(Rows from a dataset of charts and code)
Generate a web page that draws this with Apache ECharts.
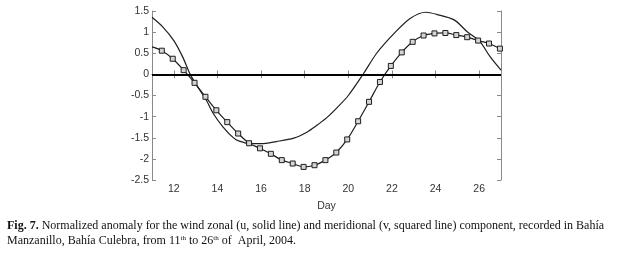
<!DOCTYPE html>
<html>
<head>
<meta charset="utf-8">
<script src="https://cdn.jsdelivr.net/npm/echarts@6/dist/echarts.min.js"></script>
<style>
  html, body { margin: 0; padding: 0; background: #fff; }
  #chart { width: 617px; height: 255px; }
</style>
</head>
<body>
<div id="chart"></div>
<script>
// zonal component u (solid line)
const uDays = [11, 11.5, 12, 12.4, 12.75, 13, 13.5, 13.8, 14.25, 14.75, 15, 15.5, 16, 16.7, 17.5, 18.1, 18.5, 19, 19.5, 20, 20.7, 21.3, 22.1, 22.85, 23.55, 24.05, 24.85, 25.45, 26, 26.5, 27];
const uVals = [1.35, 1.12, 0.80, 0.42, 0.0, -0.22, -0.62, -0.92, -1.24, -1.51, -1.58, -1.64, -1.64, -1.59, -1.51, -1.37, -1.23, -1.03, -0.78, -0.50, 0.02, 0.50, 0.97, 1.33, 1.47, 1.42, 1.29, 1.01, 0.80, 0.42, 0.10];

// meridional component v (squared line), first and last points are line ends without a marker
const vDays = [11, 11.45, 11.95, 12.45, 12.95, 13.45, 13.95, 14.45, 14.95, 15.45, 15.95, 16.45, 16.95, 17.45, 17.95, 18.45, 18.95, 19.45, 19.95, 20.45, 20.95, 21.45, 21.95, 22.45, 22.95, 23.45, 23.95, 24.45, 24.95, 25.45, 25.95, 26.45, 26.95, 27];
const vVals = [0.65, 0.56, 0.37, 0.10, -0.20, -0.53, -0.85, -1.13, -1.40, -1.63, -1.75, -1.88, -2.03, -2.11, -2.19, -2.15, -2.03, -1.85, -1.54, -1.11, -0.65, -0.18, 0.20, 0.52, 0.77, 0.92, 0.97, 0.98, 0.93, 0.88, 0.80, 0.73, 0.61, 0.60];

const xTicks = [12, 14, 16, 18, 20, 22, 24, 26];

const chart = echarts.init(document.getElementById('chart'));

const axisCol = '#8a8a8a';
const labelStyle = { color: '#333', fontFamily: 'Liberation Sans', fontSize: 10.5 };

const vData = vDays.map((d, i) => {
  const p = { value: [d, vVals[i]] };
  if (i === 0 || i === vDays.length - 1) p.symbol = 'none';
  return p;
});

chart.setOption({
  animation: false,
  grid: { left: 152, right: 116, top: 11, bottom: 75 },
  xAxis: [
    {
      type: 'value', min: 11, max: 27, position: 'bottom',
      name: 'Day', nameLocation: 'middle', nameGap: 21,
      nameTextStyle: labelStyle,
      axisLine: { lineStyle: { color: axisCol, width: 1 } },
      axisTick: { inside: true, length: 4, customValues: xTicks, lineStyle: { color: axisCol } },
      axisLabel: Object.assign({ customValues: xTicks, margin: 4 }, labelStyle),
      splitLine: { show: false }
    },
    {
      type: 'value', min: 11, max: 27, position: 'top',
      axisLine: { lineStyle: { color: axisCol, width: 1 } },
      axisTick: { inside: true, length: 4, customValues: xTicks, lineStyle: { color: axisCol } },
      axisLabel: { show: false },
      splitLine: { show: false }
    }
  ],
  yAxis: [
    {
      type: 'value', min: -2.5, max: 1.5, interval: 0.5, position: 'left',
      axisLine: { show: true, lineStyle: { color: axisCol, width: 1 } },
      axisTick: { show: true, inside: true, length: 4, lineStyle: { color: axisCol } },
      axisLabel: Object.assign({ margin: 3 }, labelStyle),
      splitLine: { show: false }
    },
    {
      type: 'value', min: -2.5, max: 1.5, interval: 0.5, position: 'right',
      axisLine: { show: true, lineStyle: { color: axisCol, width: 1 } },
      axisTick: { show: true, inside: true, length: 4, lineStyle: { color: axisCol } },
      axisLabel: { show: false },
      splitLine: { show: false }
    }
  ],
  series: [
    {
      name: 'u',
      type: 'line',
      smooth: 0.3,
      showSymbol: false,
      data: uDays.map((d, i) => [d, uVals[i]]),
      lineStyle: { color: '#1e1e1e', width: 1.2 },
      markLine: {
        silent: true,
        symbol: 'none',
        label: { show: false },
        lineStyle: { color: '#000', width: 2, type: 'solid' },
        data: [{ yAxis: 0 }]
      }
    },
    {
      name: 'v',
      type: 'line',
      smooth: 0.3,
      symbol: 'rect',
      symbolSize: 5,
      data: vData,
      lineStyle: { color: '#1e1e1e', width: 1.2 },
      itemStyle: { color: '#d4d4d4', borderColor: '#1e1e1e', borderWidth: 1 }
    }
  ],
  graphic: [
    {
      type: 'text', left: 7, top: 220,
      style: {
        text: '{b|Fig. 7.} Normalized anomaly for the wind zonal (u, solid line) and meridional (v, squared line) component, recorded in Bahía',
        font: '12px "Liberation Serif"',
        fill: '#111',
        rich: { b: { fontWeight: 'bold', fontFamily: 'Liberation Serif', fontSize: 12 } }
      }
    },
    {
      type: 'text', left: 7, top: 235,
      style: {
        text: 'Manzanillo, Bahía Culebra, from 11{s|th} to 26{s|th} of  April, 2004.',
        font: '12px "Liberation Serif"',
        fill: '#111',
        rich: { s: { fontSize: 7, fontFamily: 'Liberation Serif', verticalAlign: 'top', padding: [0, 0, 4, 0] } }
      }
    }
  ]
});
</script>
</body>
</html>
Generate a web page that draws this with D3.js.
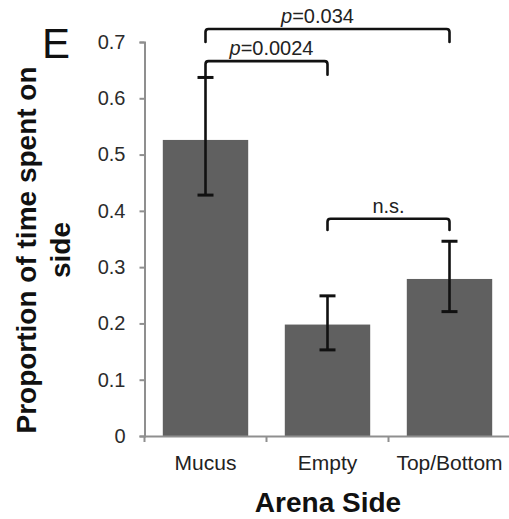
<!DOCTYPE html>
<html>
<head>
<meta charset="utf-8">
<script src="https://cdn.jsdelivr.net/npm/d3@7/dist/d3.min.js"></script>
<style>
  html, body { margin: 0; padding: 0; background: #fff; }
  svg { display: block; font-family: "Liberation Sans", Arial, sans-serif; }
</style>
</head>
<body>
<svg id="chart" width="509" height="519"></svg>
<script>
// Proportion of time spent on each arena side (mean with error range)
const categories = ["Mucus", "Empty", "Top/Bottom"];
const means      = [0.526, 0.198, 0.279];
const errLow     = [0.428, 0.153, 0.221];
const errHigh    = [0.637, 0.249, 0.346];
const yTicks     = [0, 0.1, 0.2, 0.3, 0.4, 0.5, 0.6, 0.7];

// Significance brackets: pair of categories, bar level, leg ends, label
const bracketFrom  = ["Mucus", "Mucus", "Empty"];
const bracketTo    = ["Top/Bottom", "Empty", "Top/Bottom"];
const bracketLevel = [0.723, 0.666, 0.386];
const bracketLegL  = [0.700, 0.637, 0.366];
const bracketLegR  = [0.700, 0.642, 0.366];
const bracketP     = ["0.034", "0.0024", null];

const svg = d3.select("#chart");
const W = 509, H = 519;
svg.append("rect").attr("width", W).attr("height", H).attr("fill", "#fff");

const x = d3.scaleBand().domain(categories).range([144.5, 510.5])
  .paddingInner(0.3).paddingOuter(0.15);
const y = d3.scaleLinear().domain([0, 0.7]).range([436, 42]);
const cx = c => x(c) + x.bandwidth() / 2;

const axisColor = "#8f8f8f";

// Bars
svg.append("g").selectAll("rect").data(categories).join("rect")
  .attr("x", d => x(d))
  .attr("width", x.bandwidth())
  .attr("y", (d, i) => y(means[i]))
  .attr("height", (d, i) => y(0) - y(means[i]))
  .attr("fill", "#606060");

// Y axis
const yAxis = svg.append("g").attr("transform", `translate(${x.range()[0]},0)`)
  .call(d3.axisLeft(y).tickValues(yTicks).tickSize(5).tickPadding(14)
    .tickFormat(d => d === 0 ? "0" : d3.format(".1f")(d)));
yAxis.select(".domain").attr("stroke", axisColor).attr("stroke-width", 2);
yAxis.selectAll(".tick line").attr("stroke", axisColor).attr("stroke-width", 2);
yAxis.selectAll(".tick text").attr("font-size", 20).attr("fill", "#2b2b2b")
  .attr("font-family", "Liberation Sans, Arial, sans-serif");

// X axis with ticks at the category boundaries
const xAxis = svg.append("g").attr("transform", `translate(0,${y(0)})`)
  .call(d3.axisBottom(x).tickSize(0).tickPadding(19));
xAxis.select(".domain").attr("stroke", axisColor).attr("stroke-width", 2);
xAxis.selectAll(".tick text").attr("font-size", 21).attr("fill", "#222")
  .attr("font-family", "Liberation Sans, Arial, sans-serif");
const bounds = categories.map(c => x(c) - x.step() * x.paddingInner() / 2);
bounds[0] = x.range()[0];
bounds.push(x.range()[1]);
svg.append("g").selectAll("line").data(bounds).join("line")
  .attr("x1", d => d).attr("x2", d => d)
  .attr("y1", y(0)).attr("y2", y(0) + 6)
  .attr("stroke", axisColor).attr("stroke-width", 2);

// Error bars
const eb = svg.append("g").attr("stroke", "#111").attr("stroke-width", 2.6);
categories.forEach((c, i) => {
  eb.append("line").attr("x1", cx(c)).attr("x2", cx(c))
    .attr("y1", y(errLow[i])).attr("y2", y(errHigh[i]));
  [errLow[i], errHigh[i]].forEach(v => {
    eb.append("line").attr("x1", cx(c) - 8).attr("x2", cx(c) + 8)
      .attr("y1", y(v)).attr("y2", y(v)).attr("stroke-width", 3);
  });
});

// Significance brackets with rounded corners
const br = svg.append("g");
bracketFrom.forEach((from, i) => {
  const x1 = cx(from), x2 = cx(bracketTo[i]);
  const yl = y(bracketLevel[i]), r = 3;
  const p = d3.path();
  p.moveTo(x1, y(bracketLegL[i]));
  p.lineTo(x1, yl + r);
  p.quadraticCurveTo(x1, yl, x1 + r, yl);
  p.lineTo(x2 - r, yl);
  p.quadraticCurveTo(x2, yl, x2, yl + r);
  p.lineTo(x2, y(bracketLegR[i]));
  br.append("path").attr("d", p.toString()).attr("fill", "none")
    .attr("stroke", "#111").attr("stroke-width", 2.6).attr("stroke-linecap", "round");

  const t = br.append("text").attr("y", yl - 6).attr("font-size", 20).attr("fill", "#222")
    .attr("text-anchor", "middle");
  if (bracketP[i]) {
    t.attr("x", (x1 + x2) / 2 - (i === 0 ? 10 : -5));
    t.append("tspan").attr("font-style", "italic").text("p");
    t.append("tspan").text("=" + bracketP[i]);
  } else {
    t.attr("x", (x1 + x2) / 2).text("n.s.");
  }
});

// Panel letter
svg.append("text").attr("x", 42).attr("y", 58).attr("font-size", 42)
  .attr("fill", "#111").text("E");

// Axis titles
const yt = svg.append("text").attr("transform", "translate(0,250) rotate(-90)")
  .attr("text-anchor", "middle").attr("font-size", 28).attr("font-weight", "bold")
  .attr("fill", "#111");
yt.append("tspan").attr("x", 0).attr("y", 36).text("Proportion of time spent on");
yt.append("tspan").attr("x", 0).attr("y", 70).text("side");

svg.append("text").attr("x", 328).attr("y", 512).attr("text-anchor", "middle")
  .attr("font-size", 28).attr("font-weight", "bold").attr("fill", "#111")
  .text("Arena Side");
</script>
</body>
</html>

WHAT IS ASKED: Transcribe exactly, please, the lines between the start of the records above and the line holding "0.80, 0.42, 0.10];", counting both of those lines and omitting pictures.

SOLUTION FOR THIS EXERCISE:
Generate a web page that draws this with Apache ECharts.
<!DOCTYPE html>
<html>
<head>
<meta charset="utf-8">
<script src="https://cdn.jsdelivr.net/npm/echarts@6/dist/echarts.min.js"></script>
<style>
  html, body { margin: 0; padding: 0; background: #fff; }
  #chart { width: 617px; height: 255px; }
</style>
</head>
<body>
<div id="chart"></div>
<script>
// zonal component u (solid line)
const uDays = [11, 11.5, 12, 12.4, 12.75, 13, 13.5, 13.8, 14.25, 14.75, 15, 15.5, 16, 16.7, 17.5, 18.1, 18.5, 19, 19.5, 20, 20.7, 21.3, 22.1, 22.85, 23.55, 24.05, 24.85, 25.45, 26, 26.5, 27];
const uVals = [1.35, 1.12, 0.80, 0.42, 0.0, -0.22, -0.62, -0.92, -1.24, -1.51, -1.58, -1.64, -1.64, -1.59, -1.51, -1.37, -1.23, -1.03, -0.78, -0.50, 0.02, 0.50, 0.97, 1.33, 1.47, 1.42, 1.29, 1.01, 0.80, 0.42, 0.10];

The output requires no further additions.